A task can be low risk but still be a poor candidate if volume is tiny, the current process is already efficient, or the required integration costs more than the expected benefit.
Estimate value before building
Establish a baseline: monthly volume, average handling time, completion rate, delay, error rate, and downstream value. Estimate the share of cases the agent could complete, assist, or escalate. Include implementation, software, model usage, review, maintenance, and exception handling in the cost.
Use a conservative scenario. If the business case works only when the agent handles every case perfectly, the scope is not ready. A credible case assumes a staged rollout, a meaningful escalation rate, and time for monitoring and correction.
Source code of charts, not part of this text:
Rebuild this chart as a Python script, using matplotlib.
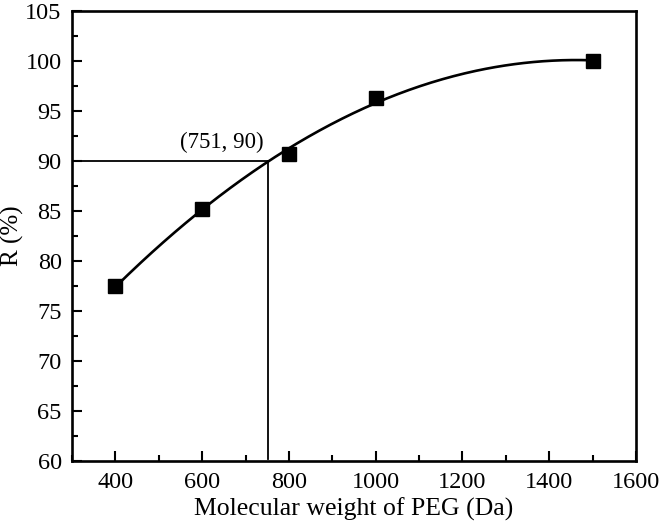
import matplotlib
matplotlib.use("Agg")
import matplotlib.pyplot as plt
import numpy as np
from matplotlib.ticker import MultipleLocator

plt.rcParams["font.family"] = ["Liberation Serif", "DejaVu Serif"]

# measured points
mw = [400, 600, 800, 1000, 1500]
rejection = [77.5, 85.2, 90.7, 96.3, 100.0]

# read-off point marked on the curve
mark_x = 751
mark_y = 90

fig = plt.figure(figsize=(6.61, 5.28), dpi=100)
ax = fig.add_axes([0.109, 0.127, 0.853, 0.852])

# quadratic fit through the measured points
coef = np.polyfit(mw, rejection, 2)
xs = np.linspace(mw[0], mw[-1], 300)
ax.plot(xs, np.polyval(coef, xs), color="black", lw=1.9, zorder=2)
ax.plot(mw, rejection, "s", color="black", markersize=10, zorder=3)

ax.plot([300, mark_x], [mark_y, mark_y], color="black", lw=1.3)
ax.plot([mark_x, mark_x], [60.2, mark_y], color="black", lw=1.3)
ax.text(mark_x - 10, mark_y + 0.8, f"({mark_x}, {mark_y})", ha="right", va="bottom",
        fontsize=16.5)

ax.set_xlim(300, 1600)
ax.set_ylim(60, 105)
ax.xaxis.set_major_locator(MultipleLocator(200))
ax.xaxis.set_minor_locator(MultipleLocator(100))
ax.yaxis.set_major_locator(MultipleLocator(5))
ax.yaxis.set_minor_locator(MultipleLocator(2.5))
ax.set_xticks([400, 600, 800, 1000, 1200, 1400, 1600])

ax.tick_params(which="both", direction="in", top=False, right=False, labelsize=17.5, width=1.5)
ax.tick_params(which="major", length=7)
ax.tick_params(which="minor", length=4)
ax.tick_params(axis="x", pad=8)
ax.tick_params(axis="y", pad=7.5)
for s in ax.spines.values():
    s.set_linewidth(1.9)

ax.set_xlabel("Molecular weight of PEG (Da)", fontsize=18.5, labelpad=3)
ax.set_ylabel("R (%)", fontsize=18)
ax.yaxis.set_label_coords(-0.086, 0.5)

plt.savefig("out.png", dpi=100)
plt.close()
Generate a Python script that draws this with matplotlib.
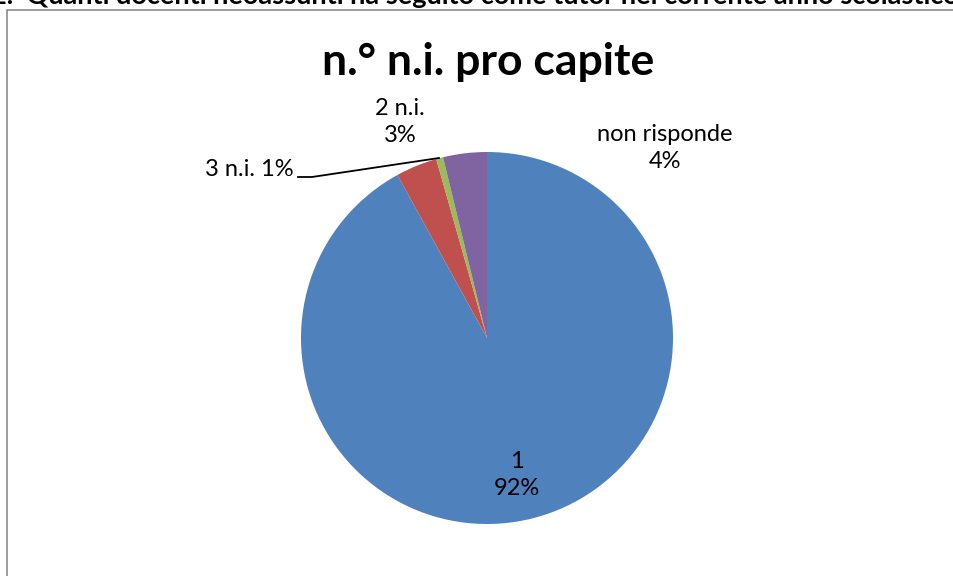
import matplotlib.pyplot as plt
from matplotlib.patches import Rectangle

# data
categories = ['1', '2 n.i.', '3 n.i.', 'non risponde']
values = [92.0, 3.6, 0.6, 3.8]
pct_labels = ['92%', '3%', '1%', '4%']
colors = ['#4F81BD', '#C0504D', '#9BBB59', '#8064A2']

title = 'n.° n.i. pro capite'
question = '2.  Quanti docenti neoassunti ha seguito come tutor nel corrente anno scolastico?'

W, H = 954, 576
plt.rcParams['font.family'] = ['Lato', 'DejaVu Sans']

fig = plt.figure(figsize=(W / 100, H / 100), dpi=100)
ax = fig.add_axes([0, 0, 1, 1])


def py(y):
    # pixel row (from top) -> data y
    return H - y


# chart frame, running off the right and bottom edges
ax.add_patch(Rectangle((7, py(H + 20)), W + 20, H + 10, fill=False,
                       edgecolor='#8c8c8c', lw=1.2, zorder=0))

# question text, cut off at the top of the image (as in the original)
ax.text(-9, py(4), question, fontsize=19.5, fontweight='bold',
        ha='left', va='baseline', color='black')

ax.pie(values, colors=colors, startangle=90, counterclock=False,
       center=(487, py(338)), radius=186,
       wedgeprops=dict(linewidth=0, antialiased=True))

ax.set_xlim(0, W)
ax.set_ylim(0, H)
ax.set_aspect('equal')
ax.axis('off')

ax.text(488, py(62), title, fontsize=32, fontweight='bold',
        ha='center', va='center')

lab_kw = dict(fontsize=17, ha='center', va='center', linespacing=1.4)
ax.text(517, py(475), categories[0] + '\n' + pct_labels[0], **lab_kw)
ax.text(400, py(122), categories[1] + '\n' + pct_labels[1], **lab_kw)
ax.text(665, py(148), categories[3] + '\n' + pct_labels[3], **lab_kw)
ax.text(294, py(169), categories[2] + ' ' + pct_labels[2],
        fontsize=17, ha='right', va='center')

# leader line for the tiny slice
ax.plot([298, 312, 439], [py(177), py(177), py(158)], color='black', lw=1.3)

fig.savefig('out.png', dpi=100)
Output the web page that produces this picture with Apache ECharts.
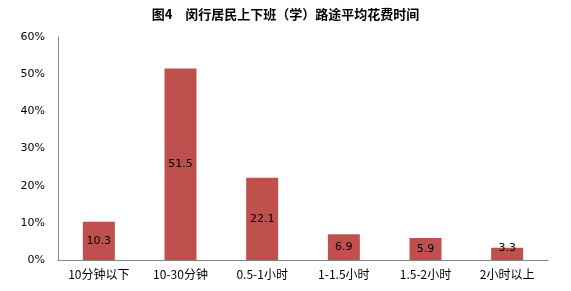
<!DOCTYPE html>
<html><head><meta charset="utf-8">
<script src="https://cdn.jsdelivr.net/npm/echarts@6/dist/echarts.min.js"></script>
<style>html,body{margin:0;padding:0;background:#fff}#c{width:571px;height:291px}</style>
</head><body><div id="c"></div>
<script>
const titleText = '图4　闵行居民上下班（学）路途平均花费时间';
const categories = ['10分钟以下','10-30分钟','0.5-1小时','1-1.5小时','1.5-2小时','2小时以上'];
const values = [10.3, 51.5, 22.1, 6.9, 5.9, 3.3];
const yTicks = [0, 10, 20, 30, 40, 50, 60];

const chart = echarts.init(document.getElementById('c'));
chart.setOption({
  animation: false,
  title: {
    text: titleText, left: 'center', top: 3,
    textStyle: {fontFamily: 'Noto Sans CJK SC', fontSize: 13, fontWeight: 'bold', color: '#000'}
  },
  grid: {left: 58, right: 23, top: 37, bottom: 31},
  xAxis: {
    type: 'category', data: categories,
    axisLine: {lineStyle: {color: '#868686'}},
    axisTick: {show: false},
    axisLabel: {color: '#000', fontSize: 12, fontFamily: 'Noto Sans CJK SC', margin: 8}
  },
  yAxis: {
    type: 'value', min: yTicks[0], max: yTicks[yTicks.length-1], interval: 10,
    axisLine: {show: true, lineStyle: {color: '#868686'}},
    axisTick: {show: false},
    splitLine: {show: false},
    axisLabel: {color: '#000', fontSize: 11, fontFamily: 'DejaVu Sans', margin: 13, formatter: v => v + '%'}
  },
  series: [{
    type: 'bar',
    data: values.map(v => v < 5 ? {value: v, label: {offset: [0, -6]}} : v),
    barWidth: 32,
    itemStyle: {color: '#C0504D'},
    label: {show: true, position: 'inside', color: '#000', fontSize: 11, fontFamily: 'DejaVu Sans',
      formatter: p => p.value.toFixed(1)}
  }]
});
</script></body></html>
Select a metric close to the outcome: completed qualified intakes, appointments booked, tickets resolved correctly, hours of verified research produced, or requests closed. Generated messages and tool calls are activity, not value.
Turn the selected task into a deployable role
- Name the trigger and the exact completion condition.
- List required context and its canonical source.
- Define allowed, approval-gated, and prohibited actions.
- Collect representative successful, failed, ambiguous, and adversarial examples.
- Name the business owner, technical owner, and escalation recipient.
- Choose pilot thresholds and a review schedule.
- Document what must be true before authority expands.
This brief becomes the shared contract between the business, implementation team, security reviewers, and operators. It also makes alternative vendors comparable because each must solve the same defined job.